Verá usted que esta es una pregunta que no sólo atañe a los católicos, ateos, agnósticos, creyentes de otras religiones; todos viven en una constante búsqueda de la Santidad. Para quienes efectivamente lo somos -católicos-, la Santidad equivale a la máxima felicidad, la que a su vez se conquista aprendiendo a amar. ¿Y quién no busca la felicidad?
Existe en toda sociedad un consenso sobre lo que nos hace mal, es decir, sobre aquellas cosas que nadie le desearía a otro. La drogadicción, las violaciones, el alcoholismo e incluso el aborto, entre tantos más, son temas que, si bien hay quienes están a favor de que el Estado no castigue a los responsables (lo que en jerga jurídica se conoce como legalizar o despenalizar, conceptos sinónimos en la práctica), ninguna persona en su sano juicio considera como un “bien” para los demás.
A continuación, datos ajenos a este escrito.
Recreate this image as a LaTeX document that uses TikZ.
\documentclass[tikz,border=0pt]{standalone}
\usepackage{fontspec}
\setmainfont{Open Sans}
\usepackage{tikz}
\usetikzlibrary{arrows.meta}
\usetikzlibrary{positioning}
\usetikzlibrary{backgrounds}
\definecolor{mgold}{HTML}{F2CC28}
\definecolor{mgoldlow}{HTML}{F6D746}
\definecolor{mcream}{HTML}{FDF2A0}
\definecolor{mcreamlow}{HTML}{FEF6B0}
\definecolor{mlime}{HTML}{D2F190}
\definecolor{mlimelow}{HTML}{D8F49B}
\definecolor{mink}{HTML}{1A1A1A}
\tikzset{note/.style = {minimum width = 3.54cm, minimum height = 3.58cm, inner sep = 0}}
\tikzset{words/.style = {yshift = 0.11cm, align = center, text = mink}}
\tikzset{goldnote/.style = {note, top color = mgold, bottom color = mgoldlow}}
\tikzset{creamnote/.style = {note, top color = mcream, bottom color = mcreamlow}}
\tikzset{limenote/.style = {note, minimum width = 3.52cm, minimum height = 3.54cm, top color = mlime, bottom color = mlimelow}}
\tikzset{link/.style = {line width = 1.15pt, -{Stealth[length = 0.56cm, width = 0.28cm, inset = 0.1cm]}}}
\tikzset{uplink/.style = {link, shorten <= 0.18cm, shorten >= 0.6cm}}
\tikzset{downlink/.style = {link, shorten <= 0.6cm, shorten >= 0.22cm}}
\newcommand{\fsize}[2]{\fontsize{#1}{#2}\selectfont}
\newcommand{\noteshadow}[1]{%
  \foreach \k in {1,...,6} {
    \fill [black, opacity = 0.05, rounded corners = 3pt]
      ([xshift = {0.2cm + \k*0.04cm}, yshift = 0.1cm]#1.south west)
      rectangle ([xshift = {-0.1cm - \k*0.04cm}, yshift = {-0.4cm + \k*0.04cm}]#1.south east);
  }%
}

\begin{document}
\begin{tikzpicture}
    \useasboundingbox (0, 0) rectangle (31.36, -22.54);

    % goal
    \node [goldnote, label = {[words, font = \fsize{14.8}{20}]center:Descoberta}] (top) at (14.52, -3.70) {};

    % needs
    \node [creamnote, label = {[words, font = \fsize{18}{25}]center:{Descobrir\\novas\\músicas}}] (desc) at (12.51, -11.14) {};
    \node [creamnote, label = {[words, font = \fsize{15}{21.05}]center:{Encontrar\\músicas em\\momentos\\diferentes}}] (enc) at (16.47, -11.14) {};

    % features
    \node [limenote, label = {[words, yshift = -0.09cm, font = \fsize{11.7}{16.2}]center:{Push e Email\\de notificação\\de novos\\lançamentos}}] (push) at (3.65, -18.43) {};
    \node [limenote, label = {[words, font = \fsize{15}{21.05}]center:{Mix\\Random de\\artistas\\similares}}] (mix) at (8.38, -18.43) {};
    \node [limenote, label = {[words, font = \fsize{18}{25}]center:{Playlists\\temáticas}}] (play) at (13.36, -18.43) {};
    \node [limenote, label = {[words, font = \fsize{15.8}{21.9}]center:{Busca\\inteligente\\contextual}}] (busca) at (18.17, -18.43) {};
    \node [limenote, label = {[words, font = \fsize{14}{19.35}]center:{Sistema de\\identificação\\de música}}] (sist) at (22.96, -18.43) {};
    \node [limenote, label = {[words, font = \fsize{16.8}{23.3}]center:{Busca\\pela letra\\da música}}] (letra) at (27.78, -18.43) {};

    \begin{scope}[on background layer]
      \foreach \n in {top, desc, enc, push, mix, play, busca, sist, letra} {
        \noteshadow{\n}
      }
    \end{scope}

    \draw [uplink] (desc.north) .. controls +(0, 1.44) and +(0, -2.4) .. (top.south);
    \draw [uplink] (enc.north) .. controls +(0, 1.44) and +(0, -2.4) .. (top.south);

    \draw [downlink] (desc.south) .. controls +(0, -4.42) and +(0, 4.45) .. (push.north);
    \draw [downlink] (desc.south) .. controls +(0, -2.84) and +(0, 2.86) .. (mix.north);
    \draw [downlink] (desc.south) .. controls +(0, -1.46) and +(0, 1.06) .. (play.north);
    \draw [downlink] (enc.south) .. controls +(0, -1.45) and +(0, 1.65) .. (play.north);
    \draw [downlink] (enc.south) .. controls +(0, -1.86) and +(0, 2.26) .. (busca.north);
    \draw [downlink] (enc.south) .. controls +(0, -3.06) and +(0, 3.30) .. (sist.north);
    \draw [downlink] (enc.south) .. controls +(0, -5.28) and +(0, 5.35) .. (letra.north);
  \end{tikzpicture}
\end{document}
A modo ejemplar, un aborto no le hace bien a la mujer, ni física ni psicológicamente, pero los abortistas estiman que la muerte del niño y los graves daños producidos a la madre se justifican en consideración a preservar su “derecho a decidir”; en otras palabras, reconocen el mal pero lo aceptan porque hay otro bien que valoran más.
De esta forma, conociendo lo que nos es perjudicial, tendemos por naturaleza a buscar el bien, nuestra felicidad, por lo que naturalmente todo el mundo está llamado a la Santidad.
¿Y cuál es nuestra respuesta frente a ese llamado?
Por un lado están las personas que, derechamente, optan por hacer el mal. Ejemplos hay muchos y sus consecuencias son evidentes. Por otro, están quienes no se creen el cuento y tratan, por constatación de sus múltiples y recurrentes defectos o por miedo a fracasar, de ser “lo más buenos posible”.
Lamentablemente, de aquella actitud se sigue un acto de voluntad grave: aceptar hacer el mal. La diferencia con el primero es sólo una cuestión de grado y los transforma, en definitiva, en esclavos más ineficientes, pero esclavos al fin, de una cultura de la muerte que pelea por apoderarse de las estructuras a través de las personas.
Ahí encontramos los hurtos en la oficina, los sueldos millonarios por “asesorías” políticas cuestionables, la evasión empresarial de impuestos e incluso la falta de conciencia cívica de los automovilistas que arrojan su basura a las calles de la ciudad.
Como se ve, la Santidad no acepta puntos medios, porque la permisión voluntaria del mal se traduce en la realización directa del mismo.
Finalmente encontramos a quienes, desde una entrega salvaje, desean ardientemente ser Santos. Y su diferencia con los anteriores, al contrario de lo que se podría pensar, no radica en la carencia de vicios, sino en la actitud que se tiene frente a ellos.
Los Santos no son personas inmaculadas, ¡menos aún perfectas!, son personas que, conociendo sus faltas, no escatiman esfuerzos para combatirlas. Desde su imperfección, escogen hacer el bien y recapacitan cada vez que obran mal, reflexión que les permite corregir el camino y sanar el daño autoinflingido o que pudieron haber ocasionado a los demás.
Al no buscar por todos nuestros medios la Santidad, le estamos diciendo que sí a la corrupción, a los abusos de poder, al narcotráfico, a la violencia y a tantos otros males que amenazan hoy a nuestra sociedad. ¡No hay que darle tregua a la cultura de la muerte!
No puede ser que por flojera o desesperanza nos quedemos sentados mientras somos testigos del sufrimiento que permitimos.Estamos llamados a dejarlo todo para erradicarlo, independiente que muchas veces no podamos, pero sin duda que el resultado será mejor que si permanecemos cuales cómplices pasivos.
Pero la pregunta es más profunda y trasciende a nosotros mismos,¿buscamos y queremos la Santidad de los demás? Esto ya que si la respuesta a la pregunta original fue positiva -queremos ser Santos- su consecuencia inmediata es el que pretendamos que más gente pueda alcanzar la Santidad.
Y muy lejos del “proselitismo religioso”, semejante anhelo transforma real y radicalmente al mundo. Piense usted la diferencia entre un empresario que no busca la felicidad de su personal, frente a otro que les ama profundamente y desea, no por aumentar la productividad sino que por amor genuino y desinteresado, observar una sonrisa en cada uno de sus rostros al entrar a trabajar.
O quizá en un político que, ajeno a los cálculos electorales y a los índices de popularidad, tiene al amor como su hoja de ruta y se estremece de impotencia cada vez que observa sufrimiento o necesidad.
Estamos llamados a ser felices y para ser felices necesitamos amar; aquella búsqueda no es sino la expresión más hermosa y sencilla del camino a la Santidad.